M-Banking Finds Success in Africa
By Steve Wallage, Mon May 23 11:15:00 EEST 2005
In countries and communities where banks and credit card companies have far less sway than in the Western world, mobile banking suddenly seems much more attractive.
M-banking always seems like such an obvious evolution of the mobile phone. Talk of the electronic wallet and cashless society has been with us for years now, and what better tool to enable it than the ubiquitous mobile?
If only the reality was as easy. There are at least four major stakeholders in m-banking: the financials (banks and credit card companies), mobile operators, retailers and vendors (including SIM card manufacturers, payment system platform providers and handset vendors). A veteran of the European mobile market and senior exec at an operator told me recently that although many issues in the mobile world were filled with self-interest and conflicting agendas, the world of m-banking was in a "league of its own". He was very pessimistic on the ability of the European players to draw up common standards and push ahead with m-banking.
However, maybe a lot of us in the Western economies have been looking at m-banking opportunities in the wrong way. It's common to think of m-payments as another form of payment channel, for a user who has a wallet or purse stuffed with credit cards, debit cards and so on. But what about for a user who doesn't have a credit card or even a traditional bank account? And in a market where mobile penetration far exceeds Internet usage?
M-banking in Africa
Although many Western research companies still stick to the idea that mobile usage remains the preserve of the relatively well off, many countries in Africa are showing through prepaid, handset sharing and the sheer desire to own a mobile despite having very little income, that mobile service can reach all parts of the populace. The great advantage for m-banking in African countries is that the conflicts between the stakeholders simply don't exist in the same way as in Europe and the West. Most of those players have little or no current business in the area, and see m-banking as an opportunity, rather than a threat, to their business models.
Leading the charge to introduce m-banking in Africa has been South Africa-based startup Fundamo. It has three products: Fundamo Extender, Elevator and Enabler. Extender allows traditional banks to expand into m-banking, Elevator can be used for m-banking specialists and smaller banks and Enabler is for dedicated services such as prepaid top-up and virtual gaming.
The Celpay Example
A great example of the opportunities presented by the Fundamo Elevator product are the deployments made by a company called Celpay, a next-generation bank operating in Zambia and the Democratic Republic of the Congo (DRC). It offers mobile phone-based virtual bank accounts with advanced features comparable to many Western accounts. Account transfers, bill payments and cash deposits and withdrawals are all supported with real-time clearing.

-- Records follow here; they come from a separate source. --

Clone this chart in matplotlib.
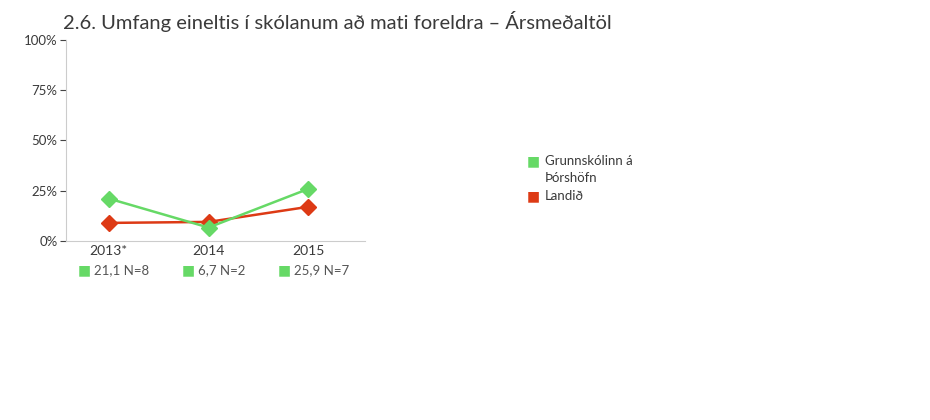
import matplotlib
matplotlib.use("Agg")
import matplotlib.pyplot as plt

categories = ["2013*", "2014", "2015"]
school = [21.1, 6.7, 25.9]
national = [9.0, 9.5, 17.0]
n_labels = ["21,1 N=8", "6,7 N=2", "25,9 N=7"]
yticks = [0, 25, 50, 75, 100]
ytick_labels = ["0%", "25%", "50%", "75%", "100%"]
series_names = ["Grunnskólinn á\nÞórshöfn", "Landið"]

green = "#66d966"
red = "#dd3a15"
txt = "#3a3a3a"

plt.rcParams['font.family'] = ['Lato', 'DejaVu Sans']

fig = plt.figure(figsize=(9.3, 4.2), dpi=100)
ax = fig.add_axes([66/930, 1-241/420, (365-66)/930, 201/420])
x = list(range(len(categories)))
ax.plot(x, school, color=green, marker="D", markersize=8, linewidth=1.8, zorder=3)
ax.plot(x, national, color=red, marker="D", markersize=8, linewidth=1.8, zorder=2)
ax.set_xlim(-0.43, 2.57)
ax.set_ylim(0, 100)
ax.set_yticks(yticks)
ax.set_yticklabels(ytick_labels, fontsize=9.5, color=txt)
ax.set_xticks(x)
ax.set_xticklabels(categories, fontsize=10, color=txt)
ax.tick_params(axis="x", length=0, pad=3)
ax.tick_params(axis="y", length=4, width=0.8, color="#444444", pad=2)
for s in ["top", "right"]:
    ax.spines[s].set_visible(False)
ax.spines["left"].set_color("#cccccc")
ax.spines["bottom"].set_color("#cccccc")

fig.canvas.draw()
renderer = fig.canvas.get_renderer()
for xi, lab in zip(x, n_labels):
    xd = ax.transData.transform((xi, 0))[0] + 6
    t = fig.text(0, 1 - 270/420, lab, color="#555555", fontsize=9.5, va="center", ha="left")
    w = t.get_window_extent(renderer).width
    total = 14 + w
    left = xd - total / 2
    t.set_x((left + 14) / 930)
    fig.text((left + 4.5) / 930, 1 - 270/420, "■", color=green, fontsize=10, va="center",
             ha="center", family=["DejaVu Sans"])

fig.text(63/930, 1 - 22/420, "2.6. Umfang eineltis í skólanum að mati foreldra – Ársmeðaltöl",
         fontsize=14.5, color=txt, va="center", ha="left")

fig.text(533/930, 1 - 161/420, "■", color=green, fontsize=10, va="center", ha="center", family=["DejaVu Sans"])
fig.text(545/930, 1 - 161/420, "Grunnskólinn á", color=txt, fontsize=9.5, va="center", ha="left")
fig.text(545/930, 1 - 178/420, "Þórshöfn", color=txt, fontsize=9.5, va="center", ha="left")
fig.text(533/930, 1 - 196/420, "■", color=red, fontsize=10, va="center", ha="center", family=["DejaVu Sans"])
fig.text(545/930, 1 - 196/420, series_names[1], color=txt, fontsize=9.5, va="center", ha="left")

fig.savefig("out.png", dpi=100)
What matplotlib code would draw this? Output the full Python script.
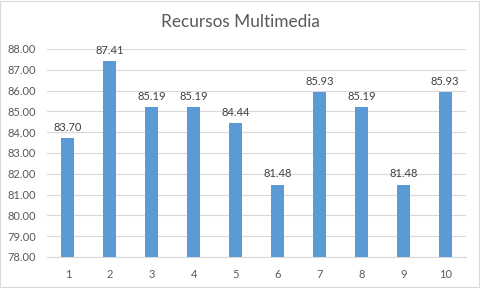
import matplotlib
matplotlib.use("Agg")
import matplotlib.pyplot as plt

categories = ["1", "2", "3", "4", "5", "6", "7", "8", "9", "10"]
values = [83.70, 87.41, 85.19, 85.19, 84.44, 81.48, 85.93, 85.19, 81.48, 85.93]
yticks = [78, 79, 80, 81, 82, 83, 84, 85, 86, 87, 88]
title = "Recursos Multimedia"

plt.rcParams['font.family'] = ['Lato', 'DejaVu Sans']
fig = plt.figure(figsize=(4.8, 2.88), dpi=100)
fig.patch.set_facecolor('white')
ax = fig.add_axes([0.098, 0.108, 0.873, 0.722])

x = list(range(len(categories)))
ax.bar(x, values, width=0.31, color='#5B9BD5', zorder=3)
for xi, v in zip(x, values):
    ax.text(xi, v + 0.25, f"{v:.2f}", ha='center', va='bottom', fontsize=8, color='#404040')

ax.set_ylim(78, 88)
ax.set_xlim(-0.5, len(categories) - 0.5)
ax.set_yticks(yticks)
ax.set_yticklabels([f"{t:.2f}" for t in yticks])
ax.set_xticks(x)
ax.set_xticklabels(categories)
ax.tick_params(axis='both', length=0, labelsize=8, colors='#595959')
ax.tick_params(axis='x', pad=9)
ax.tick_params(axis='y', pad=8)
ax.grid(axis='y', color='#D9D9D9', linewidth=0.8, zorder=0)
for s in ['top', 'right', 'left']:
    ax.spines[s].set_visible(False)
ax.spines['bottom'].set_color('#D9D9D9')
ax.spines['bottom'].set_linewidth(0.8)

fig.text(0.5, 0.924, title, ha='center', va='center', fontsize=12.4, color='#595959')

border = plt.Rectangle((0.001, 0.002), 0.997, 0.995, transform=fig.transFigure,
                       fill=False, edgecolor='#D9D9D9', linewidth=0.8)
fig.add_artist(border)

fig.savefig('out.png', dpi=100)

For consumers, there is now a large retail base accepting retail payments including grocers, fuel stations and fast-food outlets. According to Fundamo CEO Hannes van Rensburg, one of the intriguing aspects has been how quickly users have grown to accept the service. Subscribers are regularly making payments of as little as one dollar to as much as thousands of dollars in transactions using their mobile phones.
Celpay has also developed successful m-banking business services. This includes mobile phone-based order entry with cash on delivery payment functionality. Current users include Coca-Cola, breweries and a cement manufacturer. In DRC alone, there were over 80,000 transactions per day on the Celpay system in November 2004.
Van Rensburg sees Fundamo's opportunity as far bigger than Africa, but as "emerging markets, whether in Eastern Europe, Asia or the Middle East."
Another African Fundamo customer used its solution to roll out voucherless top-up services to 15,000 agents. No PINs are stored at the point of sale, but are delivered via encrypted SMS, using a standard handset as the POS terminal. Forecasters such as Telecom Trends have suggested that by 2007, some 40% of top-up transactions will be conducted in this manner.
Early adopters of this technology in Europe and Asia include Romanian operator Connex and Globe Telecom of the Philippines. Connex is using Macalla software to allow its more than 5,000 agents to use their mobile phones as a point of sale terminal, which cash-paying subscribers can use to link with the operator's prepaid billing system. The agent simply enters the subscriber's mobile number, the amount of credit required and the agent's PIN to top up an account.
In the Philippines, Globe sells airtime in bulk to distributors who in turn sell it to sub-distributors who target the end user on the street. selling top-ups for amounts as small as a euro, using cash. In this way, customers without bank accounts can be easily targeted. Globe Telecom is working with Valista, which also works with Airtel in India.
For Fundamo, two of the biggest issues have been ensuring it can overcome security concerns and having a multi-channel strategy. On security, critics have pointed to the challenges of Internet banking and suggested criminal gangs are well prepared to attack m-banking systems, but Fundamo is able to point to its own record and lack of fraudulent activity. On the multi-channel side, for a vendor such as Fundamo, it means IVR, Internet and other channels to support the mobile initiatives.
M-payments will evolve in many ways from DoCoMo's FeliCa-based wallet phone to the Upaid text check for paying utility bills. Yet, it seems that Africa and other emerging markets -- without the banking and credit card legacy -- that could lead the way into m-banking.